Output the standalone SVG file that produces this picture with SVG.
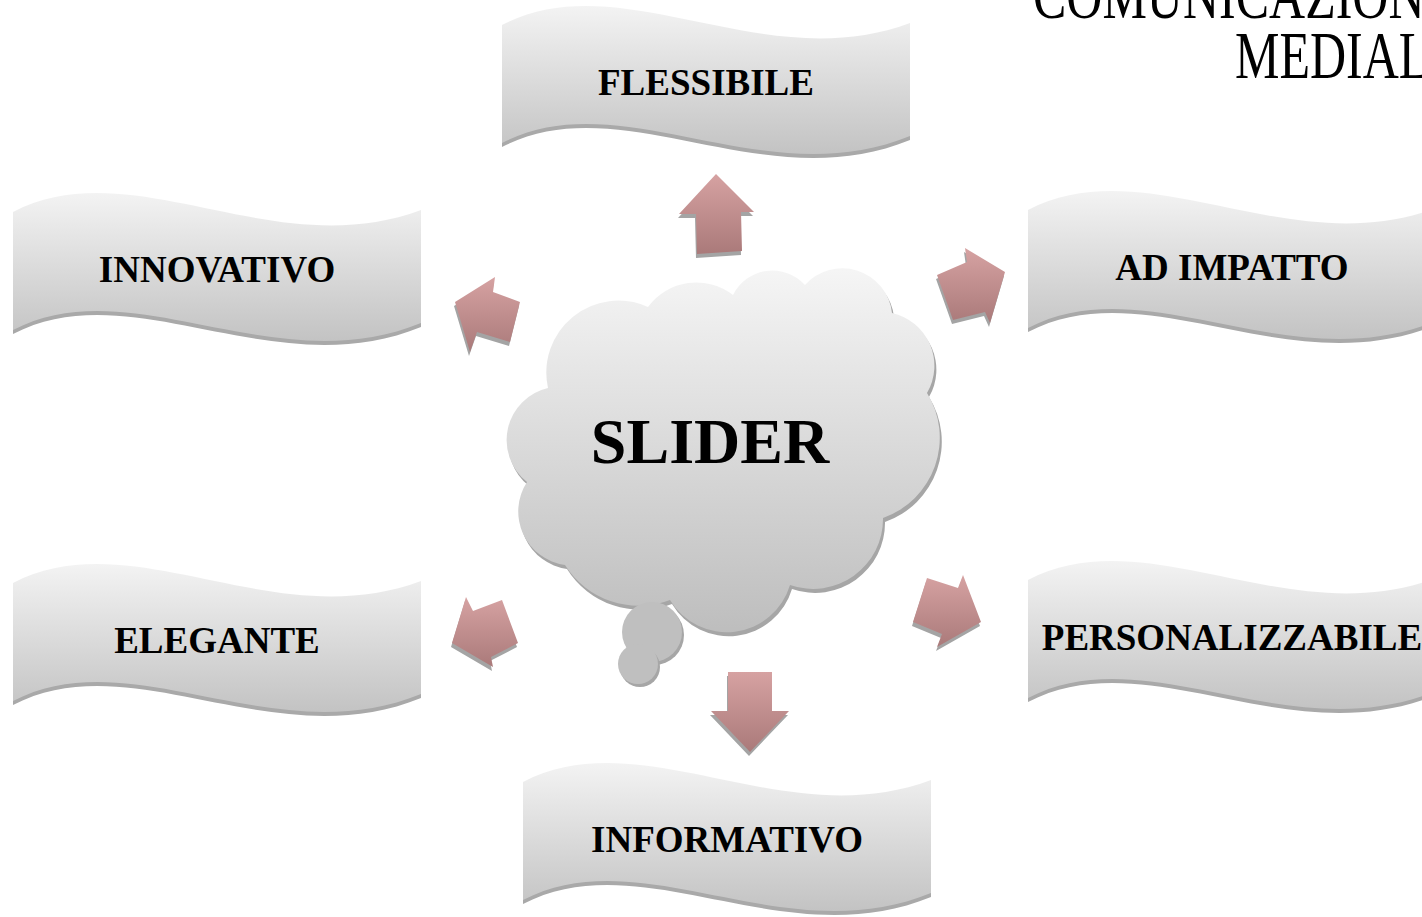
<svg xmlns="http://www.w3.org/2000/svg" xmlns:xlink="http://www.w3.org/1999/xlink" width="1422" height="917" viewBox="0 0 1422 917">
<defs>
<linearGradient id="gBan" x1="0" y1="0" x2="0" y2="1"><stop offset="0" stop-color="#f3f3f3"/><stop offset="1" stop-color="#c3c3c3"/></linearGradient>
<linearGradient id="gCloud" gradientUnits="userSpaceOnUse" x1="0" y1="270" x2="0" y2="635"><stop offset="0" stop-color="#f5f5f5"/><stop offset="1" stop-color="#bdbdbd"/></linearGradient>
<linearGradient id="gArr" x1="0" y1="0" x2="0" y2="1"><stop offset="0" stop-color="#d6a2a2"/><stop offset="1" stop-color="#aa7a7a"/></linearGradient>
<path id="wave" d="M0,22 C120,-40 260,75 408,20 L408,133 C260,193 120,78 0,140 Z"/>
<path id="aUp" d="M716,174 L754,212 L741,212 L742,251 L697,254 L696,214 L679,214 Z"/>
<path id="aDown" d="M728,672 L772,672 L772,711 L789,711 L750,752 L711,711 L728,711 Z"/>
<path id="aUL" d="M455,302 L495,277 L493,292 L520,302 L510,342 L477,332 L470,352 Z"/>
<path id="aUR" d="M1005,272 L965,248 L967,262 L937,275 L953,320 L985,312 L990,323 Z"/>
<path id="aLL" d="M452,643 L466,597 L473,611 L502,600 L518,643 L491,657 L493,667 Z"/>
<path id="aLR" d="M981,622 L963,575 L958,588 L927,578 L913,622 L942,634 L937,647 Z"/>
<path id="cloud" d="M527,482 A53.4,53.4 0 0 1 548,388 A72,72 0 0 1 648,307 A60,60 0 0 1 733,295 A44,44 0 0 1 805,285 A50,50 0 0 1 892,313 A54,54 0 0 1 927,393 A85,85 0 0 1 883,518 A70,70 0 0 1 790,585 A66,66 0 0 1 670,600 A87,87 0 0 1 565,565 A54,54 0 0 1 527,482 Z"/>
</defs>
<style>
.ban{fill:url(#gBan);}
.bsh{fill:#a9a9a9;}
.lbl{font-family:"Liberation Serif","Times New Roman",serif;font-weight:bold;font-size:37px;fill:#000;text-anchor:middle;}
.arr{fill:url(#gArr);}
.ash{fill:#a4a4a4;}
.ttl{font-family:"Liberation Serif","Times New Roman",serif;font-size:50px;fill:#000;}
</style>
<rect width="1422" height="917" fill="#ffffff"/>

<g id="title">
<text class="ttl" transform="translate(1033,18) scale(1,1.35)">COMUNICAZIONI</text>
<text class="ttl" transform="translate(1235,78) scale(1,1.35)">MEDIALI</text>
</g>

<g id="node-flessibile" transform="translate(502,3)">
<use xlink:href="#wave" class="bsh" transform="translate(0,4)"/>
<use xlink:href="#wave" class="ban"/>
<text class="lbl" x="204" y="92">FLESSIBILE</text>
</g>
<g id="node-innovativo" transform="translate(13,190)">
<use xlink:href="#wave" class="bsh" transform="translate(0,4)"/>
<use xlink:href="#wave" class="ban"/>
<text class="lbl" x="204" y="92">INNOVATIVO</text>
</g>
<g id="node-adimpatto" transform="translate(1028,188)">
<use xlink:href="#wave" class="bsh" transform="translate(0,4)"/>
<use xlink:href="#wave" class="ban"/>
<text class="lbl" x="204" y="92">AD IMPATTO</text>
</g>
<g id="node-elegante" transform="translate(13,561)">
<use xlink:href="#wave" class="bsh" transform="translate(0,4)"/>
<use xlink:href="#wave" class="ban"/>
<text class="lbl" x="204" y="92">ELEGANTE</text>
</g>
<g id="node-personalizzabile" transform="translate(1028,558)">
<use xlink:href="#wave" class="bsh" transform="translate(0,4)"/>
<use xlink:href="#wave" class="ban"/>
<text class="lbl" x="204" y="92">PERSONALIZZABILE</text>
</g>
<g id="node-informativo" transform="translate(523,760)">
<use xlink:href="#wave" class="bsh" transform="translate(0,4)"/>
<use xlink:href="#wave" class="ban"/>
<text class="lbl" x="204" y="92">INFORMATIVO</text>
</g>

<g id="node-slider">
<use xlink:href="#cloud" fill="#a6a6a6" transform="translate(2,4)"/>
<use xlink:href="#cloud" fill="url(#gCloud)"/>
<ellipse cx="654" cy="635" rx="30" ry="30" fill="#a6a6a6"/>
<ellipse cx="652" cy="632" rx="30" ry="30" fill="#bfbfbf"/>
<circle cx="640" cy="667" r="20" fill="#a6a6a6"/>
<circle cx="638" cy="664" r="20" fill="#bfbfbf"/>
<text x="710" y="463" font-family="Liberation Serif, Times New Roman, serif" font-weight="bold" font-size="64" text-anchor="middle" fill="#000">SLIDER</text>
</g>

<g id="connectors">
<use xlink:href="#aUp" class="ash" transform="translate(-1,4)"/>
<use xlink:href="#aUp" class="arr"/>
<use xlink:href="#aDown" class="ash" transform="translate(-1,4)"/>
<use xlink:href="#aDown" class="arr"/>
<use xlink:href="#aUL" class="ash" transform="translate(-1,4)"/>
<use xlink:href="#aUL" class="arr"/>
<use xlink:href="#aUR" class="ash" transform="translate(-1,4)"/>
<use xlink:href="#aUR" class="arr"/>
<use xlink:href="#aLL" class="ash" transform="translate(-1,4)"/>
<use xlink:href="#aLL" class="arr"/>
<use xlink:href="#aLR" class="ash" transform="translate(-1,4)"/>
<use xlink:href="#aLR" class="arr"/>
</g>
</svg>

◆ What you will do ◆
Without the pictures, output the full listing exactly as it stands.

◆ Task result ◆
Output the standalone SVG file that produces this picture with SVG.
<svg xmlns="http://www.w3.org/2000/svg" xmlns:xlink="http://www.w3.org/1999/xlink" width="1422" height="917" viewBox="0 0 1422 917">
<defs>
<linearGradient id="gBan" x1="0" y1="0" x2="0" y2="1"><stop offset="0" stop-color="#f3f3f3"/><stop offset="1" stop-color="#c3c3c3"/></linearGradient>
<linearGradient id="gCloud" gradientUnits="userSpaceOnUse" x1="0" y1="270" x2="0" y2="635"><stop offset="0" stop-color="#f5f5f5"/><stop offset="1" stop-color="#bdbdbd"/></linearGradient>
<linearGradient id="gArr" x1="0" y1="0" x2="0" y2="1"><stop offset="0" stop-color="#d6a2a2"/><stop offset="1" stop-color="#aa7a7a"/></linearGradient>
<path id="wave" d="M0,22 C120,-40 260,75 408,20 L408,133 C260,193 120,78 0,140 Z"/>
<path id="aUp" d="M716,174 L754,212 L741,212 L742,251 L697,254 L696,214 L679,214 Z"/>
<path id="aDown" d="M728,672 L772,672 L772,711 L789,711 L750,752 L711,711 L728,711 Z"/>
<path id="aUL" d="M455,302 L495,277 L493,292 L520,302 L510,342 L477,332 L470,352 Z"/>
<path id="aUR" d="M1005,272 L965,248 L967,262 L937,275 L953,320 L985,312 L990,323 Z"/>
<path id="aLL" d="M452,643 L466,597 L473,611 L502,600 L518,643 L491,657 L493,667 Z"/>
<path id="aLR" d="M981,622 L963,575 L958,588 L927,578 L913,622 L942,634 L937,647 Z"/>
<path id="cloud" d="M527,482 A53.4,53.4 0 0 1 548,388 A72,72 0 0 1 648,307 A60,60 0 0 1 733,295 A44,44 0 0 1 805,285 A50,50 0 0 1 892,313 A54,54 0 0 1 927,393 A85,85 0 0 1 883,518 A70,70 0 0 1 790,585 A66,66 0 0 1 670,600 A87,87 0 0 1 565,565 A54,54 0 0 1 527,482 Z"/>
</defs>
<style>
.ban{fill:url(#gBan);}
.bsh{fill:#a9a9a9;}
.lbl{font-family:"Liberation Serif","Times New Roman",serif;font-weight:bold;font-size:37px;fill:#000;text-anchor:middle;}
.arr{fill:url(#gArr);}
.ash{fill:#a4a4a4;}
.ttl{font-family:"Liberation Serif","Times New Roman",serif;font-size:50px;fill:#000;}
</style>
<rect width="1422" height="917" fill="#ffffff"/>

<g id="title">
<text class="ttl" transform="translate(1033,18) scale(1,1.35)">COMUNICAZIONI</text>
<text class="ttl" transform="translate(1235,78) scale(1,1.35)">MEDIALI</text>
</g>

<g id="node-flessibile" transform="translate(502,3)">
<use xlink:href="#wave" class="bsh" transform="translate(0,4)"/>
<use xlink:href="#wave" class="ban"/>
<text class="lbl" x="204" y="92">FLESSIBILE</text>
</g>
<g id="node-innovativo" transform="translate(13,190)">
<use xlink:href="#wave" class="bsh" transform="translate(0,4)"/>
<use xlink:href="#wave" class="ban"/>
<text class="lbl" x="204" y="92">INNOVATIVO</text>
</g>
<g id="node-adimpatto" transform="translate(1028,188)">
<use xlink:href="#wave" class="bsh" transform="translate(0,4)"/>
<use xlink:href="#wave" class="ban"/>
<text class="lbl" x="204" y="92">AD IMPATTO</text>
</g>
<g id="node-elegante" transform="translate(13,561)">
<use xlink:href="#wave" class="bsh" transform="translate(0,4)"/>
<use xlink:href="#wave" class="ban"/>
<text class="lbl" x="204" y="92">ELEGANTE</text>
</g>
<g id="node-personalizzabile" transform="translate(1028,558)">
<use xlink:href="#wave" class="bsh" transform="translate(0,4)"/>
<use xlink:href="#wave" class="ban"/>
<text class="lbl" x="204" y="92">PERSONALIZZABILE</text>
</g>
<g id="node-informativo" transform="translate(523,760)">
<use xlink:href="#wave" class="bsh" transform="translate(0,4)"/>
<use xlink:href="#wave" class="ban"/>
<text class="lbl" x="204" y="92">INFORMATIVO</text>
</g>

<g id="node-slider">
<use xlink:href="#cloud" fill="#a6a6a6" transform="translate(2,4)"/>
<use xlink:href="#cloud" fill="url(#gCloud)"/>
<ellipse cx="654" cy="635" rx="30" ry="30" fill="#a6a6a6"/>
<ellipse cx="652" cy="632" rx="30" ry="30" fill="#bfbfbf"/>
<circle cx="640" cy="667" r="20" fill="#a6a6a6"/>
<circle cx="638" cy="664" r="20" fill="#bfbfbf"/>
<text x="710" y="463" font-family="Liberation Serif, Times New Roman, serif" font-weight="bold" font-size="64" text-anchor="middle" fill="#000">SLIDER</text>
</g>

<g id="connectors">
<use xlink:href="#aUp" class="ash" transform="translate(-1,4)"/>
<use xlink:href="#aUp" class="arr"/>
<use xlink:href="#aDown" class="ash" transform="translate(-1,4)"/>
<use xlink:href="#aDown" class="arr"/>
<use xlink:href="#aUL" class="ash" transform="translate(-1,4)"/>
<use xlink:href="#aUL" class="arr"/>
<use xlink:href="#aUR" class="ash" transform="translate(-1,4)"/>
<use xlink:href="#aUR" class="arr"/>
<use xlink:href="#aLL" class="ash" transform="translate(-1,4)"/>
<use xlink:href="#aLL" class="arr"/>
<use xlink:href="#aLR" class="ash" transform="translate(-1,4)"/>
<use xlink:href="#aLR" class="arr"/>
</g>
</svg>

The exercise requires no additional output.